Typically, in a pure SaaS arrangement, the customer hands over its data, including any PII, to the data analytics firm.  The customer’s authorized users may be the only individuals accessing the data but it is entered into the data analytic firm’s application and is stored on its platform, which leads to privacy and security concerns.  The data is no longer completely under the control of the customer.  In addition to ensuring that it has handed over this data to a reputable firm which will treat it with the appropriate safeguards, the customer is still accountable for this information to the individuals from whom it has collected it.
What if a company didn’t have to transfer the data?  What if the data remained where it was, secure within a company’s own platform?  What if the analytics application came to the company?
Enter CaaS: container-as-a-service.
With CaaS, the application (in this case, the Affinio Services) may be containerized and dropped anywhere the customers wants it to be dropped—in a customer’s private or public cloud, or behind a customer’s firewall for example.
While containerization at first sounds like the old-fashioned on-premise solution, with all of its attendant problems of support, maintenance, upgrading etc., there are significant differences.  Containerized applications are more agile and upgrade easily.  They are portable and unlikely to “break” no matter what cloud or hosting provider is used—or what they get moved to.  They are flexible and sometimes offer the ability to use only certain tools and features of an application.
But just as importantly, CaaS may be a solution to a company’s very real concerns about the privacy and security of the PII it has collected, while at the same time allowing the company to realize the value of such information.
So what is the difference from a data privacy perspective?  In a word:  control.   The containerized application runs on the company’s choice of platform, not the vendor’s.  The data does not leave the company’s platform.
Companies retain control over who has access to their data and how it is used. Companies can ensure that they are using their data only for the purposes for which it has been collected, and that it is not being re-sold or aggregated with data belonging to other customers of their vendors.  This enables better and more accurate responses to data subject requests, whether the request concerns use of the data, with whom it had been shared, or the quality and accuracy of the data.

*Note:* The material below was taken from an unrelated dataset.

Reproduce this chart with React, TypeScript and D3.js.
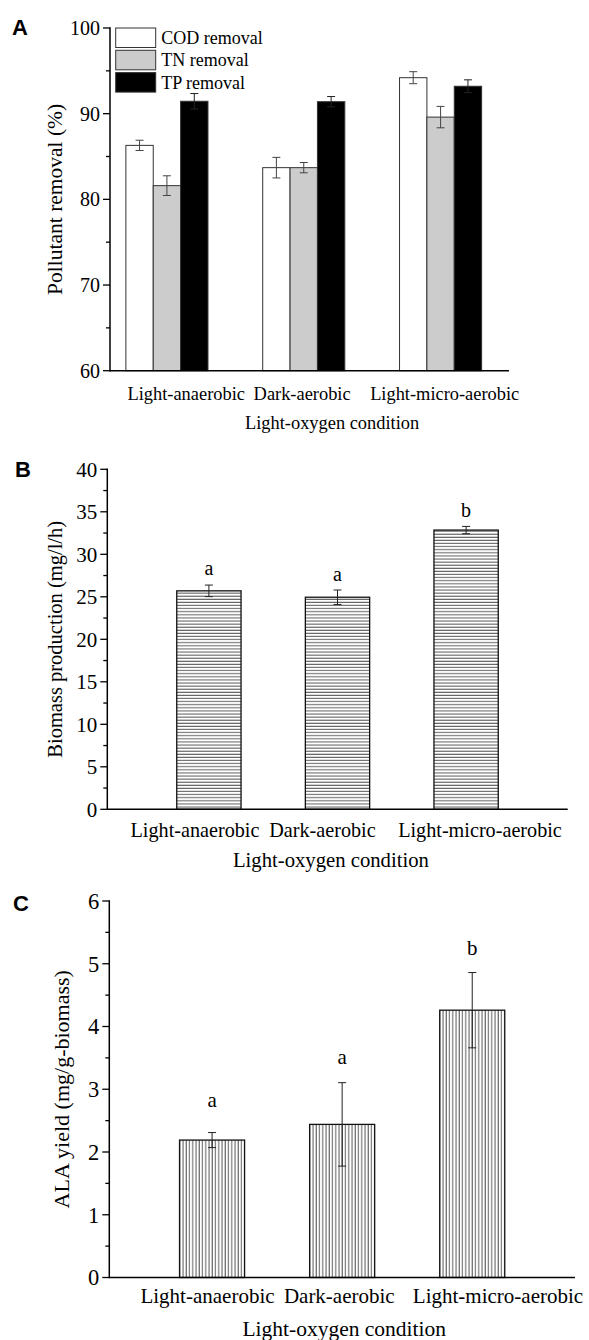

Companies retain control over the accuracy and eventual deletion of their data—whether that deletion occurs because of a data subject request or because the data is no longer needed for the purpose for which it has been collected.
Companies retain control over the security of their data.  The application is behind their firewall or in their cloud.  The data doesn’t leave their environment and is not transferred to a third party.
These are all important considerations under GDPR and other privacy laws, including the California Consumer Privacy Act.
With control comes greater compliance and less risk.   And CaaS offers the same scalability and ease-of-use as a SaaS-based application, without the drawbacks of on-premise software or a pure hosted SaaS solution.
At Affinio, we understand that our customers are concerned about their data in a rapidly changing, more onerous legal and regulatory environment.  We have been looking at ways to help our customers lessen their data protection risk and comply with more stringent requirements surrounding use of data while also enabling them to unlock the value in their data.  We expect that CaaS will pave the way to a highly efficient, easily deployable and scalable Affinio Service which gives the customer peace of mind and continued control over their data.